▶ **SHORT PROBLEM**
Quote all of the data that follows exactly as written, skipping the images.

▶ **RECORDED INFORMATION**
- - - -
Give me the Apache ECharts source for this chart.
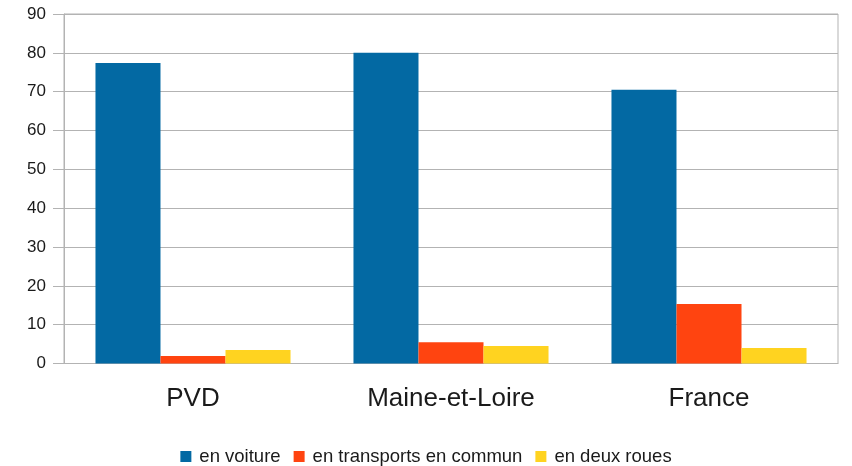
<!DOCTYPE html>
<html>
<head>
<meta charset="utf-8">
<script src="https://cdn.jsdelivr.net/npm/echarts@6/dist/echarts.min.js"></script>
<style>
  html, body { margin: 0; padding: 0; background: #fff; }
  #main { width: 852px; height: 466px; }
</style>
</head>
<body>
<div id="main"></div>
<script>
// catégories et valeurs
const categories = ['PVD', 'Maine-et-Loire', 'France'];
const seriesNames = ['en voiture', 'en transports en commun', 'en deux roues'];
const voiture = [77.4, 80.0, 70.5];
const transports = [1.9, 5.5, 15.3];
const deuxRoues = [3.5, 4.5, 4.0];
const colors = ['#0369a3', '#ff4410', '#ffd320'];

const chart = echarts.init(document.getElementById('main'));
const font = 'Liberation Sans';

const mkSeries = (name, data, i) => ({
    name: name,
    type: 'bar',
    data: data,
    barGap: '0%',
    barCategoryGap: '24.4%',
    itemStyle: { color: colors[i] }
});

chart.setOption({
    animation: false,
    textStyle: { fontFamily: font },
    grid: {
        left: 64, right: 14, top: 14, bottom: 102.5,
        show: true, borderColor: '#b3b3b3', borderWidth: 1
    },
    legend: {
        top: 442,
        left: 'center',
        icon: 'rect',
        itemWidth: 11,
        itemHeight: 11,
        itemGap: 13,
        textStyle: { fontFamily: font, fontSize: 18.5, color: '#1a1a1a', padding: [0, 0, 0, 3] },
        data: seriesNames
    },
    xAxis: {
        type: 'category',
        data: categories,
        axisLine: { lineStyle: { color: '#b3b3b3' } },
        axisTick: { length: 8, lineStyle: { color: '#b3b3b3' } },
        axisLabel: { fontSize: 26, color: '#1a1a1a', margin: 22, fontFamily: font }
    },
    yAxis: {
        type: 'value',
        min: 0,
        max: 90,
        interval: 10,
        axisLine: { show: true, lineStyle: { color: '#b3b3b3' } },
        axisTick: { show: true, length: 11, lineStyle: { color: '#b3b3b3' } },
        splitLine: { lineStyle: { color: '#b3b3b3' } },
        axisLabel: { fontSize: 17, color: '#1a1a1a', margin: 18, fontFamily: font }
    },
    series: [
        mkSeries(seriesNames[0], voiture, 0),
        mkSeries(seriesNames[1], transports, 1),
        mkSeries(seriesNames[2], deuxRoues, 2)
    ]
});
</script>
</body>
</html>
- - - -
▶ **EXERCISE ANSWER**
Give me the Apache ECharts source for this chart.
<!DOCTYPE html>
<html>
<head>
<meta charset="utf-8">
<script src="https://cdn.jsdelivr.net/npm/echarts@6/dist/echarts.min.js"></script>
<style>
  html, body { margin: 0; padding: 0; background: #fff; }
  #main { width: 852px; height: 466px; }
</style>
</head>
<body>
<div id="main"></div>
<script>
// catégories et valeurs
const categories = ['PVD', 'Maine-et-Loire', 'France'];
const seriesNames = ['en voiture', 'en transports en commun', 'en deux roues'];
const voiture = [77.4, 80.0, 70.5];
const transports = [1.9, 5.5, 15.3];
const deuxRoues = [3.5, 4.5, 4.0];
const colors = ['#0369a3', '#ff4410', '#ffd320'];

const chart = echarts.init(document.getElementById('main'));
const font = 'Liberation Sans';

const mkSeries = (name, data, i) => ({
    name: name,
    type: 'bar',
    data: data,
    barGap: '0%',
    barCategoryGap: '24.4%',
    itemStyle: { color: colors[i] }
});

chart.setOption({
    animation: false,
    textStyle: { fontFamily: font },
    grid: {
        left: 64, right: 14, top: 14, bottom: 102.5,
        show: true, borderColor: '#b3b3b3', borderWidth: 1
    },
    legend: {
        top: 442,
        left: 'center',
        icon: 'rect',
        itemWidth: 11,
        itemHeight: 11,
        itemGap: 13,
        textStyle: { fontFamily: font, fontSize: 18.5, color: '#1a1a1a', padding: [0, 0, 0, 3] },
        data: seriesNames
    },
    xAxis: {
        type: 'category',
        data: categories,
        axisLine: { lineStyle: { color: '#b3b3b3' } },
        axisTick: { length: 8, lineStyle: { color: '#b3b3b3' } },
        axisLabel: { fontSize: 26, color: '#1a1a1a', margin: 22, fontFamily: font }
    },
    yAxis: {
        type: 'value',
        min: 0,
        max: 90,
        interval: 10,
        axisLine: { show: true, lineStyle: { color: '#b3b3b3' } },
        axisTick: { show: true, length: 11, lineStyle: { color: '#b3b3b3' } },
        splitLine: { lineStyle: { color: '#b3b3b3' } },
        axisLabel: { fontSize: 17, color: '#1a1a1a', margin: 18, fontFamily: font }
    },
    series: [
        mkSeries(seriesNames[0], voiture, 0),
        mkSeries(seriesNames[1], transports, 1),
        mkSeries(seriesNames[2], deuxRoues, 2)
    ]
});
</script>
</body>
</html>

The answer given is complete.